Phase 2: Exploring Advanced Optimization Algorithms

To address these challenges, we explored more sophisticated approaches:

1. Gradient Descent. Algorithms like SLSQP and L-BFGS-B showed promise for optimizing APR(L). However, they required precise gradient information, which was unavailable due to the diverse and opaque formulas used by different protocols. Without this information, these methods became impractical. While there are gradient-free versions, such as numerical gradient estimation, their implementations in JavaScript were insufficiently robust for our needs.

2. Bayesian Optimization. This method initially seemed like the ideal solution. By modeling the relationship between inputs (liquidity allocations) and outputs (APYs) as a probabilistic distribution, Bayesian Optimization could effectively explore the solution space. Unfortunately the results were less accurate than expected. For smaller-scale scenarios, simple brute force outperformed Bayesian Optimization in both speed and precision.

Through these experiments, we concluded that the choice of algorithm should depend on the scale of the problem:

• For 2-3 providers, exhaustive search remained the most effective.

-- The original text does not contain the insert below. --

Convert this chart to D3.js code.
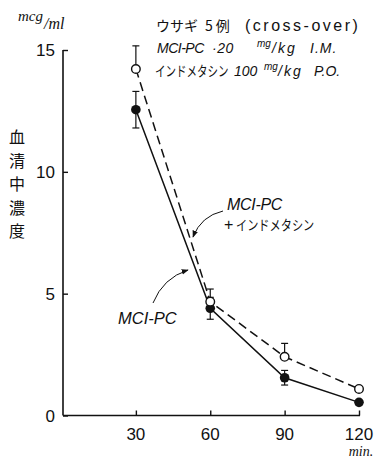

• For 10 or more providers, Bayesian Optimization or similar methods might be more appropriate, though further fine-tuning of parameters would be required to achieve optimal performance.

Phase 3: Transition to Particle Swarm Optimization (PSO)

After recognizing the limitations of the previous approaches, we pivoted to Particle Swarm Optimization (PSO), which offered a balance of scalability, efficiency, and adaptability. PSO is particularly suited for our needs because:

• No Formula Dependency: It does not require explicit gradients or formulas for APR(L), relying instead on direct evaluations at different points.

• Dynamic Exploration: Particles (representing liquidity allocations) iteratively explore the solution space, moving toward optimal configurations based on local and global feedback.

• Scalability: PSO scales well with an increasing number of protocols, making it a robust solution for large-scale liquidity management.

In PSO, each particle adjusts its position based on:

1. Its own best-known position (personal best).

2. The best-known position of the entire swarm (global best).

3. A degree of randomness to avoid local optima.

This iterative process allows us to efficiently identify liquidity allocations that maximize APYs while minimizing impact on protocol profitability.

Key Takeaways

Our journey from simple simulations to PSO highlights the iterative nature of developing a robust liquidity optimization framework. While earlier approaches like Bayesian Optimization and gradient descent provided valuable insights, PSO emerged as the most practical and effective method for our needs. It allows us to:

• Dynamically adapt to changing market conditions.

• Optimize across a large number of protocols without requiring explicit formulas.

• Scale efficiently as our ecosystem grows.

By continuously refining our approach and leveraging advanced algorithms like PSO, we’ve built a system that ensures optimal liquidity distribution, supports ecosystem growth, and maximizes returns for users. This evolution reflects our commitment to pushing the boundaries of DeFi innovation while maintaining practical, scalable solutions.

How it works now

• In PSO, each “particle” represents a potential liquidity distribution across protocols.

• Each particle evaluates its local performance (APY achieved with its allocation) and compares it with the global best allocation found so far.

• Particles are then adjusted to move toward the global best allocation, while still exploring new possibilities to avoid getting stuck in suboptimal solutions.

The update rule for each particle $x_i$ involves three components:

1. Inertia $v_i(t)$: Keeps the particle moving in the same direction, promoting exploration.
2. Personal Best Attraction $p_i - x_i$: Draws the particle toward its own historically best allocation.
3. Global Best Attraction $g - x_i$: Pulls the particle toward the best allocation discovered across all particles.

The result is a dynamic optimization process that quickly converges on the best allocation of liquidity across protocols, even as APYs fluctuate in real time.

Continuous Rebalancing

• As new deposits enter, the model simulates different distributions in real-time and finds the allocation where additional liquidity minimally impacts the APY while maximizing returns.

• This avoids over-saturation in any single protocol and ensures efficient capital deployment.

Transition to PSO represents a major step forward in how we manage liquidity. By leveraging advanced optimization techniques, we’re not just reacting to market changes — we’re anticipating and optimizing for them in real time.

In summary, we started with simulations to approximate optimal liquidity distributions, but PSO allowed us to scale the process, improve accuracy, and dynamically respond to changing market conditions.